A genre-shifting exploration on how slavery has shaped, and continues to inform American society.

Dear White People...
Dear White People…

It is, perhaps, fitting that a recent string of racially-themed novels have been getting widespread notices and praise. Something to do with the world going mad and the far-right gaining all kinds of baffling momentum, perhaps?

It is on this day that this book is being reviewed that the results from elections held in France made the news, and here we are, in 2017, breathing a sigh of relief and loudly applauding a nation for Not. Electing. Fascists. To. High. Office. This is where we are as a society – it is therefore no wonder that both The Sellout and now The Underground Railroad have been released and met with equal praise and accolades. They could not possibly be more timely.

This novel begins on a significantly brutal plantation in the deep south of the US, where all the poor souls there want to do is escape. Its within these first few dozen pages that the novel has its greatest (pejorative)impact (many have asked me, “Do you like it? and the answer is “I appreciate the craft – you can’t like something so brutal.”) We meet Ajarry, stolen from Africa and sent to the US on a slave ship; we meet her daughter, Mabel; and Cora, Mabel’s daughter, our heroine.

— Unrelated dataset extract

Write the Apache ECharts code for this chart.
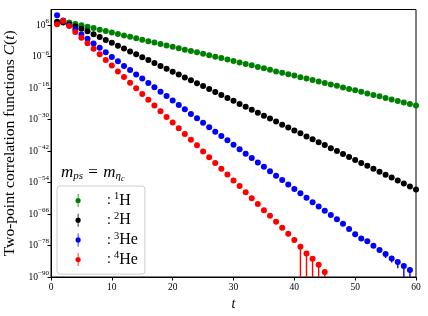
<!DOCTYPE html>
<html><head><meta charset="utf-8">
<script src="https://cdn.jsdelivr.net/npm/echarts@6/dist/echarts.min.js"></script>
<style>html,body{margin:0;padding:0;background:#fff}#c{width:428px;height:316px}</style>
</head><body><div id="c"></div>
<script>
// time slices t
const tSteps = [1,2,3,4,5,6,7,8,9,10,11,12,13,14,15,16,17,18,19,20,21,22,23,24,25,26,27,28,29,30,
  31,32,33,34,35,36,37,38,39,40,41,42,43,44,45,46,47,48,49,50,51,52,53,54,55,56,57,58,59,60];
// log10 C(t) (null = not shown)
const logH1 = [7.0,7.2,7.0,6.5,6.0,5.4,4.9,4.3,3.8,3.2,2.7,2.1,1.6,1.0,0.5,-0.1,-0.6,-1.2,-1.7,-2.2,
  -2.8,-3.3,-3.8,-4.3,-4.9,-5.4,-6.0,-6.5,-7.1,-7.6,-8.2,-8.8,-9.3,-9.9,-10.4,-11.0,-11.6,-12.1,-12.7,-13.2,
  -13.8,-14.3,-14.9,-15.5,-16.0,-16.6,-17.1,-17.7,-18.3,-18.8,-19.4,-20.0,-20.6,-21.1,-21.7,-22.3,-22.9,-23.5,-24.0,-24.6];
const logH2 = [7.3,7.0,6.3,5.5,4.7,3.7,2.6,1.5,0.4,-0.7,-1.8,-2.9,-4.0,-5.1,-6.2,-7.3,-8.4,-9.5,-10.6,-11.7,
  -12.8,-13.9,-15.0,-16.1,-17.2,-18.3,-19.5,-20.6,-21.7,-22.8,-24.0,-25.1,-26.2,-27.4,-28.5,-29.6,-30.7,-31.9,-33.0,-34.1,
  -35.2,-36.4,-37.5,-38.6,-39.7,-40.9,-42.0,-43.1,-44.2,-45.4,-46.5,-47.6,-48.7,-49.9,-51.0,-52.1,-53.2,-54.3,-55.5,-56.6];
const logHe3 = [9.8,7.8,6.0,4.4,2.5,0.8,-1.0,-2.6,-4.3,-6.1,-7.7,-9.5,-11.1,-12.8,-14.3,-16.0,-17.6,-19.4,-21.0,-22.7,
  -24.4,-26.0,-27.8,-29.5,-31.2,-32.9,-34.6,-36.2,-37.9,-39.6,-41.3,-43.0,-44.6,-46.3,-48.0,-49.7,-51.4,-53.0,-54.7,-56.4,
  -58.1,-59.8,-61.5,-63.1,-64.7,-66.4,-68.0,-69.7,-71.7,-73.7,-75.3,-76.4,-78.1,-79.7,-81.2,-82.9,-84.3,-85.8,-87.3,null];
const logHe4 = [6.4,7.6,5.7,3.4,1.2,-0.9,-3.0,-5.1,-7.3,-9.4,-11.6,-13.7,-15.9,-18.0,-20.2,-22.4,-24.6,-26.8,-29.0,-31.1,
  -33.3,-35.5,-37.7,-39.8,-42.1,-44.3,-46.5,-48.7,-50.9,-53.2,-55.3,-57.7,-60.0,-62.2,-64.5,-66.6,-68.9,-71.2,-73.5,-75.9,
  -78.5,-81.0,-83.0,-85.3,-88.1,null,null,null,null,null,null,null,null,null,null,null,null,null,null,null];
// error bars: t, log10 of lower end (null = lower end <= 0, bar reaches the axis)
const errT_He3 = [55,56,57,58,59];
const errLow_He3 = [-82.8,-84.5,-86.7,null,null];
const errT_He4 = [41,42,43,44,45];
const errLow_He4 = [null,null,null,null,null];
// y-axis (log10 scale) tick exponents
const yMinExp = -90, yMaxExp = 12, yStepExp = 12;
const seriesNames = ['1H','2H','3He','4He'];
const colors = ['#008000','#000000','#0000ff','#ff0000'];

const FONT = 'Liberation Serif';
function pts(arr){ const out=[]; arr.forEach((v,i)=>{ if(v!==null) out.push([tSteps[i], v]); }); return out; }
function errData(ts, lows, vals){
  return ts.map((t,i)=>[t, vals[tSteps.indexOf(t)], lows[i]===null ? yMinExp - 50 : lows[i]]);
}
function errSeries(name, ts, lows, vals, color){
  return {type:'custom', name:name, data: errData(ts,lows,vals), z:2,
    encode:{x:0, y:[1,2]},
    renderItem:function(params, api){
      const cs = params.coordSys; const yb = cs.y + cs.height;
      const p1 = api.coord([api.value(0), api.value(1)]);
      const p2 = api.coord([api.value(0), api.value(2)]);
      return {type:'line', shape:{x1:p1[0], y1:p1[1], x2:p1[0], y2:Math.min(p2[1], yb)}, style:{stroke:color, lineWidth:1.4}};
    }};
}
function scat(name, arr, color){
  return {type:'scatter', name:name, data:pts(arr), symbol:'circle', symbolSize:6, z:3,
    itemStyle:{color:color, opacity:1}, emphasis:{disabled:true}};
}
const chart = echarts.init(document.getElementById('c'), null, {renderer:'canvas'});
chart.setOption({
  animation:false,
  backgroundColor:'#fff',
  grid:{left:51, right:12, top:9.5, bottom:39, show:true, borderColor:'#000', borderWidth:1, backgroundColor:'transparent',
    containLabel:false, outerBoundsMode:'none'},
  xAxis:{type:'value', min:0, max:60, interval:10,
    axisLine:{onZero:false, lineStyle:{color:'#000', width:1}}, axisTick:{length:3.5, lineStyle:{color:'#000'}},
    splitLine:{show:false},
    axisLabel:{fontFamily:FONT, fontSize:9.5, color:'#000', margin:5},
    name:'t', nameLocation:'middle', nameGap:16,
    nameTextStyle:{fontFamily:FONT, fontSize:14, fontStyle:'italic', color:'#000'}},
  yAxis:{type:'value', min:yMinExp, max:yMaxExp, interval:yStepExp,
    axisLine:{show:true, onZero:false, lineStyle:{color:'#000', width:1}}, axisTick:{show:true, length:3.5, lineStyle:{color:'#000'}},
    splitLine:{show:false},
    axisLabel:{margin:2, showMaxLabel:false, formatter:function(e){ return '{b|10}{s|'+(e<0?'\u2212'+(-e):e)+'}'; },
      rich:{b:{fontFamily:FONT, fontSize:9.5, color:'#000'}, s:{fontFamily:FONT, fontSize:7, color:'#000', padding:[0,0,8,0]}}},
    name:'Two-point correlation functions {i|C}({i|t})', nameLocation:'middle', nameGap:30, nameRotate:90,
    nameTextStyle:{fontFamily:FONT, fontSize:15.5, color:'#000', rich:{i:{fontFamily:FONT, fontSize:15.5, fontStyle:'italic', color:'#000'}}}},
  legend:{data:seriesNames, orient:'vertical', left:57, top:186,
    backgroundColor:'#fff', borderColor:'#cccccc', borderWidth:1, borderRadius:3,
    padding:[5,7,5,18.5], itemGap:0.7, itemWidth:6, itemHeight:13,
    icon:'path://M3.4,0 L4.6,0 L4.6,20 L3.4,20 Z M4,6 A4,4 0 1 1 4,14 A4,4 0 1 1 4,6 Z',
    selectedMode:false,
    formatter:function(n){ const m = n.match(/^(\d)(.*)$/); return '{c|:}{s|'+m[1]+'}{b|'+m[2]+'}'; },
    textStyle:{fontFamily:FONT, fontSize:16, color:'#000', lineHeight:16,
      rich:{c:{fontFamily:FONT, fontSize:14, lineHeight:16, color:'#000', padding:[0,3,0,21]},
            s:{fontFamily:FONT, fontSize:10.5, lineHeight:8, color:'#000', padding:[0,0,8,0]},
            b:{fontFamily:FONT, fontSize:16, lineHeight:16, color:'#000'}}}},
  graphic:[{type:'text', left:61, top:164, z:10,
    style:{text:'{m|m}{sb|ps}{eq| = }{m|m}{sb|\u03B7}{ss|c}', fontFamily:FONT, fontSize:16, fill:'#000',
      rich:{m:{fontFamily:FONT, fontSize:17, fontStyle:'italic', fill:'#000'},
            eq:{fontFamily:FONT, fontSize:17, fill:'#000', padding:[0,1,0,1]},
            sb:{fontFamily:FONT, fontSize:11, fontStyle:'italic', fill:'#000', padding:[7,0,0,0]},
            ss:{fontFamily:FONT, fontSize:8, fontStyle:'italic', fill:'#000', padding:[12,0,0,0]}}}}],
  series:[
    scat('1H', logH1, colors[0]),
    scat('2H', logH2, colors[1]),
    errSeries('e3He', errT_He3, errLow_He3, logHe3, colors[2]),
    scat('3He', logHe3, colors[2]),
    errSeries('e4He', errT_He4, errLow_He4, logHe4, colors[3]),
    scat('4He', logHe4, colors[3])
  ]
});
</script></body></html>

The titular railroad (famed by the likes of Harriet Tubman et al) was in real life a network of secret routes and safe houses established in the US during the early-to-mid 19th century, and used by slaves to escape into free states and Canada with the aid of abolitionists (and others) sympathetic to their cause. The moniker was also applied to the actual abolitionists, who aided these fugitives. Whitehead makes a choice in the book’s first section to have Cora, and her fellow escapee Caesar, led down to a platform to a network of actual railway tracks; it becomes set in a steampunk universe that never was. An actual railroad as opposed to a metaphorical one. Whitehead turns a metaphor into the tangible, making a metaphor in and of itself.

Talk about meta.

The narrative goes then from being a 12 Years a Slave-type biography to more of a thriller, where Cora is chased by the famed slave catcher Ridgeway, who we meet alongside one of your more colourful (pardon the term) characters, a Native American festooned with a necklace of human ears (images redolent of Jim Jarmusch’s film Dead Man come to mind quite frequently).

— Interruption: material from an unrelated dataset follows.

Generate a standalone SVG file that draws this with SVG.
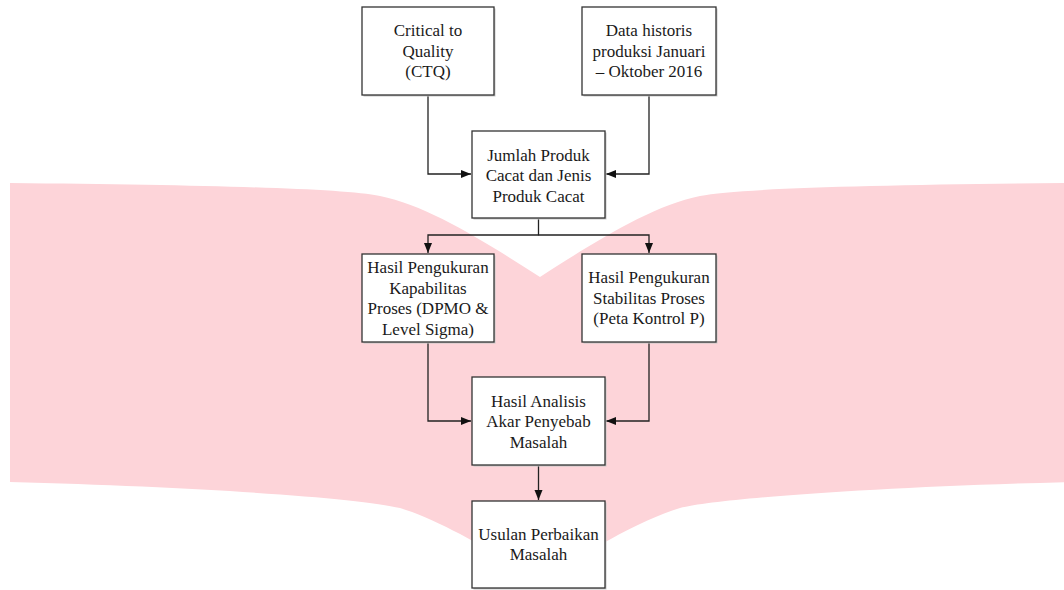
<svg xmlns="http://www.w3.org/2000/svg" width="1064" height="590" viewBox="0 0 1064 590">
<defs>
<style>
.box{fill:#ffffff;stroke:#333333;stroke-width:1.3}
.shadow{fill:#c8c8c8}
.lbl{font-size:17px;fill:#1a1a1a;text-anchor:middle}
.wire{fill:none;stroke:#222222;stroke-width:1.3}
.wing{fill:#fdd4d9}
</style>
<marker id="arr" markerUnits="userSpaceOnUse" markerWidth="10" markerHeight="10" viewBox="0 0 10 10" refX="10" refY="5" orient="auto">
<path d="M0,1 L10,5 L0,9 Z" fill="#111111"/>
</marker>
<path id="wingShape" d="M10,183 C200,185 340,188 380,196 C430,206 490,245 540,277 L540,590 L540,582 C500,555 440,520 400,508 C360,498 200,487 10,482 Z"/>
</defs>
<g id="background">
<use href="#wingShape" class="wing"/>
<use href="#wingShape" class="wing" transform="translate(1080,0) scale(-1,1)"/>
</g>
<g id="connectors">
<path class="wire" d="M428,95 V174 H471" marker-end="url(#arr)"/>
<path class="wire" d="M649,95 V174 H606" marker-end="url(#arr)"/>
<path class="wire" d="M538.5,218 V235 H428 V253" marker-end="url(#arr)"/>
<path class="wire" d="M538.5,235 H649 V253" marker-end="url(#arr)"/>
<path class="wire" d="M428,342 V421 H471" marker-end="url(#arr)"/>
<path class="wire" d="M649,342 V421 H606" marker-end="url(#arr)"/>
<path class="wire" d="M538.5,465 V500" marker-end="url(#arr)"/>
</g>
<g id="nodes" font-family="Liberation Serif, Tinos, Times New Roman, DejaVu Serif, serif">
<g id="node-ctq">
<rect class="shadow" x="363.5" y="8.5" width="132" height="88"/>
<rect class="box" x="362" y="7" width="132" height="88"/>
<text class="lbl" x="428" y="36">Critical to</text>
<text class="lbl" x="428" y="56.5">Quality</text>
<text class="lbl" x="428" y="77">(CTQ)</text>
</g>
<g id="node-data">
<rect class="shadow" x="583.5" y="8.5" width="134" height="88"/>
<rect class="box" x="582" y="7" width="134" height="88"/>
<text class="lbl" x="649" y="36">Data historis</text>
<text class="lbl" x="649" y="56.5">produksi Januari</text>
<text class="lbl" x="649" y="77">– Oktober 2016</text>
</g>
<g id="node-jumlah">
<rect class="shadow" x="473.5" y="132.5" width="133" height="87"/>
<rect class="box" x="472" y="131" width="133" height="87"/>
<text class="lbl" x="538.5" y="160.5">Jumlah Produk</text>
<text class="lbl" x="538.5" y="181">Cacat dan Jenis</text>
<text class="lbl" x="538.5" y="201.5">Produk Cacat</text>
</g>
<g id="node-kapabilitas">
<rect class="shadow" x="363.5" y="255.5" width="132" height="88"/>
<rect class="box" x="362" y="254" width="132" height="88"/>
<text class="lbl" x="428" y="273">Hasil Pengukuran</text>
<text class="lbl" x="428" y="293.5">Kapabilitas</text>
<text class="lbl" x="428" y="314">Proses (DPMO &amp;</text>
<text class="lbl" x="428" y="334.5">Level Sigma)</text>
</g>
<g id="node-stabilitas">
<rect class="shadow" x="583.5" y="255.5" width="134" height="88"/>
<rect class="box" x="582" y="254" width="134" height="88"/>
<text class="lbl" x="649" y="283">Hasil Pengukuran</text>
<text class="lbl" x="649" y="303.5">Stabilitas Proses</text>
<text class="lbl" x="649" y="324">(Peta Kontrol P)</text>
</g>
<g id="node-analisis">
<rect class="shadow" x="473.5" y="378.5" width="133" height="88"/>
<rect class="box" x="472" y="377" width="133" height="88"/>
<text class="lbl" x="538.5" y="406.5">Hasil Analisis</text>
<text class="lbl" x="538.5" y="427">Akar Penyebab</text>
<text class="lbl" x="538.5" y="447.5">Masalah</text>
</g>
<g id="node-usulan">
<rect class="shadow" x="473.5" y="502.5" width="133" height="87"/>
<rect class="box" x="472" y="501" width="133" height="87"/>
<text class="lbl" x="538.5" y="540">Usulan Perbaikan</text>
<text class="lbl" x="538.5" y="560">Masalah</text>
</g>
</g>
</svg>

It’s in this character, Ridgeway, where we have the most pointed allusion to current affairs: the character espouses plausible diatribes about defending ‘the American spirit’, and ‘the American imperative’. Manifest destiny, flag, freedom, Fox News and all the rest. It’s all-but for a well-phrased soundbite for the character being a sounding board/rationalisation for a GOP candidacy, or alt-right frog meme.

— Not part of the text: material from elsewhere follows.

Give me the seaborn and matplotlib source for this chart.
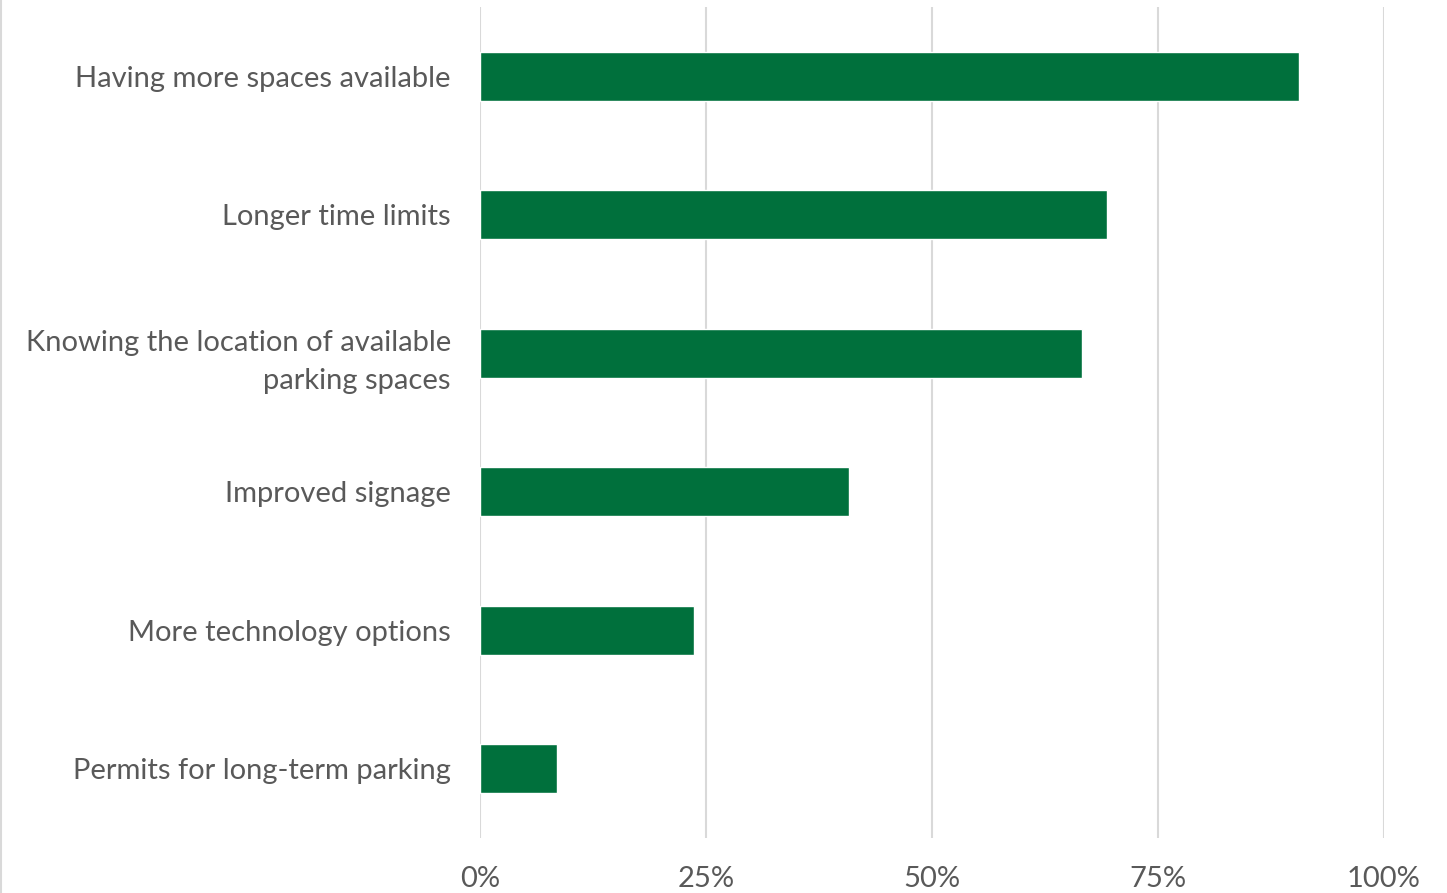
import matplotlib
matplotlib.use("Agg")
import matplotlib.pyplot as plt
import seaborn as sns
import pandas as pd
from matplotlib.ticker import PercentFormatter
from matplotlib.lines import Line2D

categories = [
    "Having more spaces available",
    "Longer time limits",
    "Knowing the location of available\nparking spaces",
    "Improved signage",
    "More technology options",
    "Permits for long-term parking",
]
shares = [90.6, 69.3, 66.6, 40.8, 23.7, 8.5]
ticks = [0, 25, 50, 75, 100]

df = pd.DataFrame({"category": categories, "share": shares})

sns.set_theme(style="white")
plt.rcParams["font.family"] = ["Lato", "DejaVu Sans"]

fig = plt.figure(figsize=(14.47, 8.93), dpi=100)
ax = fig.add_axes([0.3317, 0.0616, 0.6248, 0.9306])

sns.barplot(data=df, x="share", y="category", color="#00703C", saturation=1,
            width=0.355, ax=ax)

ax.set_xlim(0, 100)
ax.set_ylim(5.5, -0.5)
ax.set_xticks(ticks)
ax.xaxis.set_major_formatter(PercentFormatter(decimals=0))
ax.grid(axis="x", color="#d9d9d9", linewidth=1.5)
ax.set_axisbelow(True)
for s in ax.spines.values():
    s.set_visible(False)
ax.set_xlabel("")
ax.set_ylabel("")
ax.tick_params(axis="x", length=0, pad=20, labelsize=21, labelcolor="#595959")
ax.tick_params(axis="y", length=0, pad=21, labelsize=21, labelcolor="#595959")
for lab in ax.get_yticklabels():
    lab.set_horizontalalignment("right")
    lab.set_multialignment("right")
    lab.set_linespacing(1.6)

# thin frame line at the left edge of the image
fig.add_artist(Line2D([0.0008, 0.0008], [0, 1], color="#d9d9d9", linewidth=1.5,
                      transform=fig.transFigure))

fig.savefig("out.png", dpi=100)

Cora must endure an Anne Frank-like existence for a stretch of the novel (the implications and parallels were not lost) while in North Carolina, and the description of Tennessee being a barren Hell-like wasteland replete with biblical plagues (ala Cormac McCarthy’s The Road) did likewise not go unnoticed. To not see the startling invocations of the Black Lives Matter movement and the ongoing racial injustice permeating the United States is to not be paying attention

It is a small, blessed relief that the stunning filmmaker Barry Jenkins (Moonlight) will be adapting this novel for a limited series treatment on TV. It’s something to look forward to, as much as this novel is something to soak in and let it get to, affect, effect and infest your very soul.